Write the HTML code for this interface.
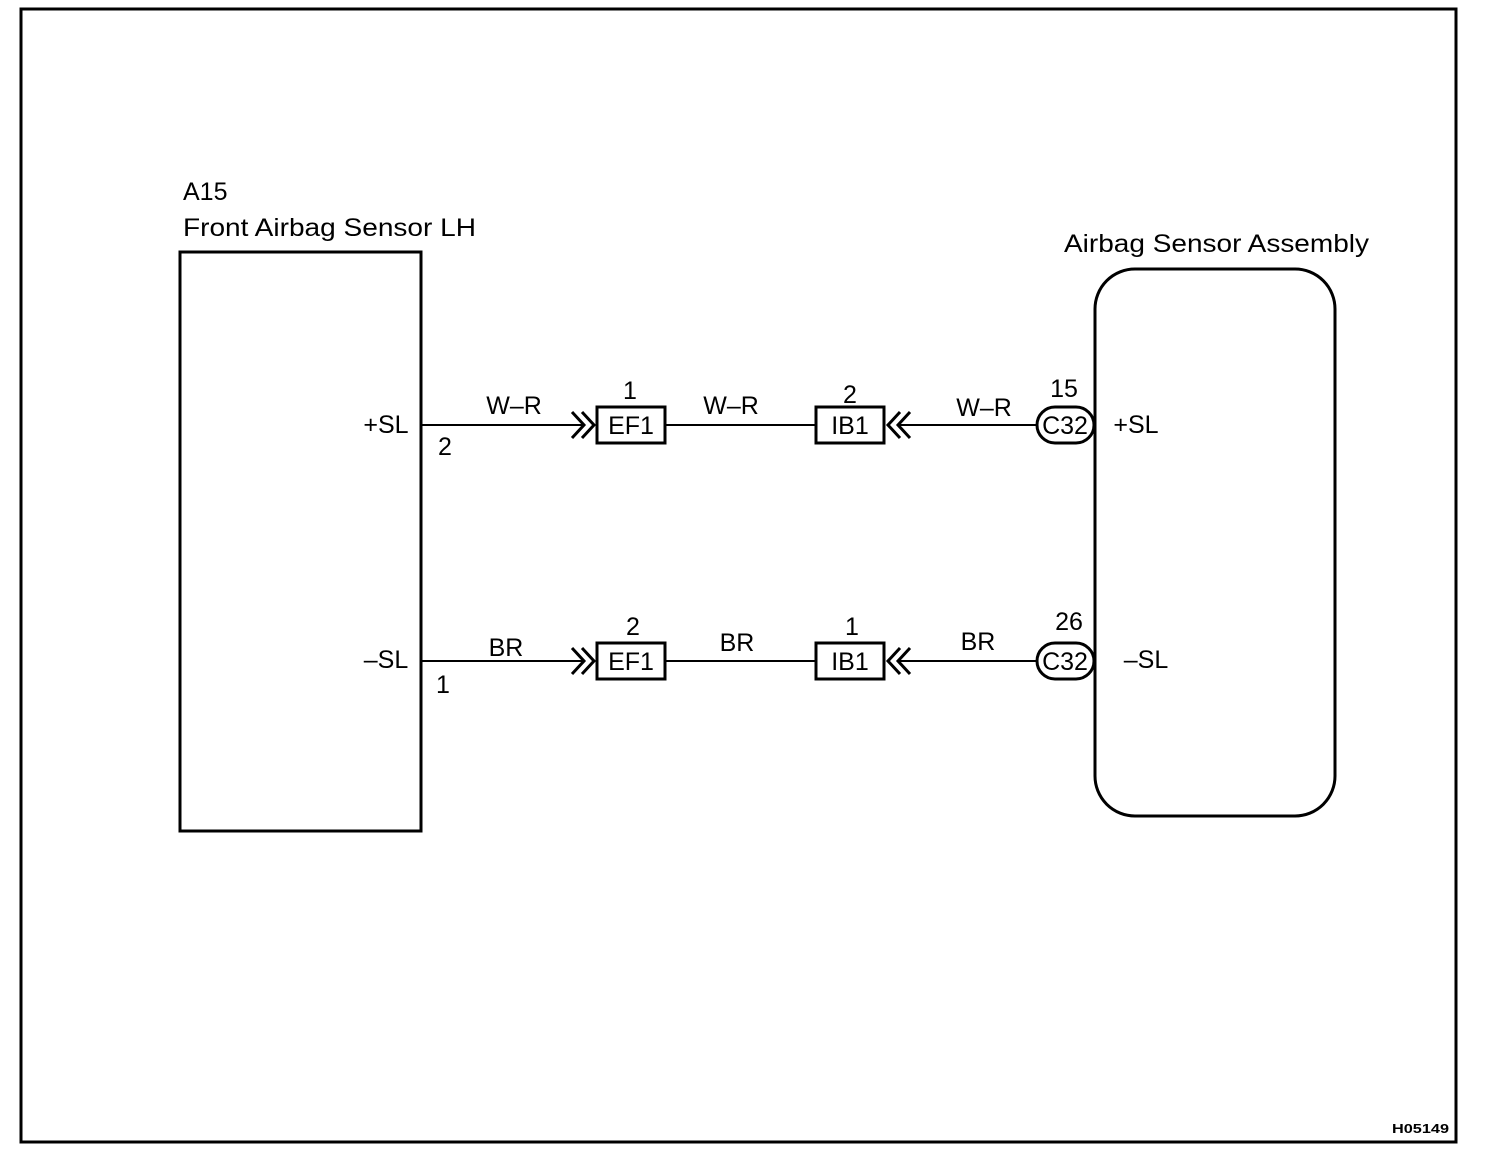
<!DOCTYPE html>
<html><head><style>html,body{margin:0;padding:0;background:#fff}svg{display:block}</style></head>
<body>
<svg width="1504" height="1176" viewBox="0 0 1504 1176" xmlns="http://www.w3.org/2000/svg" font-family="Liberation Sans, Arial, sans-serif" fill="#000">
<rect x="21" y="9" width="1435" height="1133" fill="none" stroke="#000" stroke-width="3"/>
<text x="1392" y="1133" font-size="13" font-weight="bold" textLength="57" lengthAdjust="spacingAndGlyphs">H05149</text>
<text x="183" y="200" font-size="25">A15</text>
<text x="183" y="236" font-size="25" textLength="293" lengthAdjust="spacingAndGlyphs">Front Airbag Sensor LH</text>
<rect x="180" y="252" width="241" height="579" fill="none" stroke="#000" stroke-width="3"/>
<text x="1064" y="252" font-size="25" textLength="305" lengthAdjust="spacingAndGlyphs">Airbag Sensor Assembly</text>
<rect x="1095" y="269" width="240" height="547" rx="40" fill="none" stroke="#000" stroke-width="3"/>
<g stroke="#000" fill="none" stroke-width="2">
<line x1="421" y1="425" x2="584" y2="425"/><line x1="666" y1="425" x2="815" y2="425"/><line x1="898" y1="425" x2="1036" y2="425"/>
<line x1="421" y1="661" x2="584" y2="661"/><line x1="666" y1="661" x2="815" y2="661"/><line x1="898" y1="661" x2="1036" y2="661"/>
</g>
<g stroke="#000" fill="none" stroke-width="3">
<path d="M572 412 L584 425 L572 438 M582 412 L594 425 L582 438"/>
<path d="M572 648 L584 661 L572 674 M582 648 L594 661 L582 674"/>
<path d="M900 412 L888 425 L900 438 M910 412 L898 425 L910 438"/>
<path d="M900 648 L888 661 L900 674 M910 648 L898 661 L910 674"/>
<rect x="597" y="407" width="68" height="36"/><rect x="816" y="407" width="68" height="36"/>
<rect x="597" y="643" width="68" height="36"/><rect x="816" y="643" width="68" height="36"/>
<rect x="1037" y="407" width="57" height="36" rx="18"/><rect x="1037" y="643" width="57" height="36" rx="18"/>
</g>
<g font-size="25" text-anchor="middle">
<text x="631" y="434">EF1</text><text x="850" y="434">IB1</text><text x="1065" y="434">C32</text>
<text x="631" y="670">EF1</text><text x="850" y="670">IB1</text><text x="1065" y="670">C32</text>
<text x="630" y="399">1</text><text x="850" y="403">2</text><text x="1064" y="397">15</text>
<text x="633" y="635">2</text><text x="852" y="635">1</text><text x="1069" y="630">26</text>
<text x="514" y="414">W–R</text><text x="731" y="414">W–R</text><text x="984" y="416">W–R</text>
<text x="506" y="656">BR</text><text x="737" y="651">BR</text><text x="978" y="650">BR</text>
<text x="386" y="433">+SL</text><text x="386" y="668">–SL</text>
<text x="445" y="455">2</text><text x="443" y="693">1</text>
<text x="1136" y="433">+SL</text><text x="1146" y="668">–SL</text>
</g>
</svg>
</body></html>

REQUIREMENTS: Without the pictures, retype the whole of the material above exactly.

REPLY TO THE EXERCISE:
Write the HTML code for this interface.
<!DOCTYPE html>
<html><head><style>html,body{margin:0;padding:0;background:#fff}svg{display:block}</style></head>
<body>
<svg width="1504" height="1176" viewBox="0 0 1504 1176" xmlns="http://www.w3.org/2000/svg" font-family="Liberation Sans, Arial, sans-serif" fill="#000">
<rect x="21" y="9" width="1435" height="1133" fill="none" stroke="#000" stroke-width="3"/>
<text x="1392" y="1133" font-size="13" font-weight="bold" textLength="57" lengthAdjust="spacingAndGlyphs">H05149</text>
<text x="183" y="200" font-size="25">A15</text>
<text x="183" y="236" font-size="25" textLength="293" lengthAdjust="spacingAndGlyphs">Front Airbag Sensor LH</text>
<rect x="180" y="252" width="241" height="579" fill="none" stroke="#000" stroke-width="3"/>
<text x="1064" y="252" font-size="25" textLength="305" lengthAdjust="spacingAndGlyphs">Airbag Sensor Assembly</text>
<rect x="1095" y="269" width="240" height="547" rx="40" fill="none" stroke="#000" stroke-width="3"/>
<g stroke="#000" fill="none" stroke-width="2">
<line x1="421" y1="425" x2="584" y2="425"/><line x1="666" y1="425" x2="815" y2="425"/><line x1="898" y1="425" x2="1036" y2="425"/>
<line x1="421" y1="661" x2="584" y2="661"/><line x1="666" y1="661" x2="815" y2="661"/><line x1="898" y1="661" x2="1036" y2="661"/>
</g>
<g stroke="#000" fill="none" stroke-width="3">
<path d="M572 412 L584 425 L572 438 M582 412 L594 425 L582 438"/>
<path d="M572 648 L584 661 L572 674 M582 648 L594 661 L582 674"/>
<path d="M900 412 L888 425 L900 438 M910 412 L898 425 L910 438"/>
<path d="M900 648 L888 661 L900 674 M910 648 L898 661 L910 674"/>
<rect x="597" y="407" width="68" height="36"/><rect x="816" y="407" width="68" height="36"/>
<rect x="597" y="643" width="68" height="36"/><rect x="816" y="643" width="68" height="36"/>
<rect x="1037" y="407" width="57" height="36" rx="18"/><rect x="1037" y="643" width="57" height="36" rx="18"/>
</g>
<g font-size="25" text-anchor="middle">
<text x="631" y="434">EF1</text><text x="850" y="434">IB1</text><text x="1065" y="434">C32</text>
<text x="631" y="670">EF1</text><text x="850" y="670">IB1</text><text x="1065" y="670">C32</text>
<text x="630" y="399">1</text><text x="850" y="403">2</text><text x="1064" y="397">15</text>
<text x="633" y="635">2</text><text x="852" y="635">1</text><text x="1069" y="630">26</text>
<text x="514" y="414">W–R</text><text x="731" y="414">W–R</text><text x="984" y="416">W–R</text>
<text x="506" y="656">BR</text><text x="737" y="651">BR</text><text x="978" y="650">BR</text>
<text x="386" y="433">+SL</text><text x="386" y="668">–SL</text>
<text x="445" y="455">2</text><text x="443" y="693">1</text>
<text x="1136" y="433">+SL</text><text x="1146" y="668">–SL</text>
</g>
</svg>
</body></html>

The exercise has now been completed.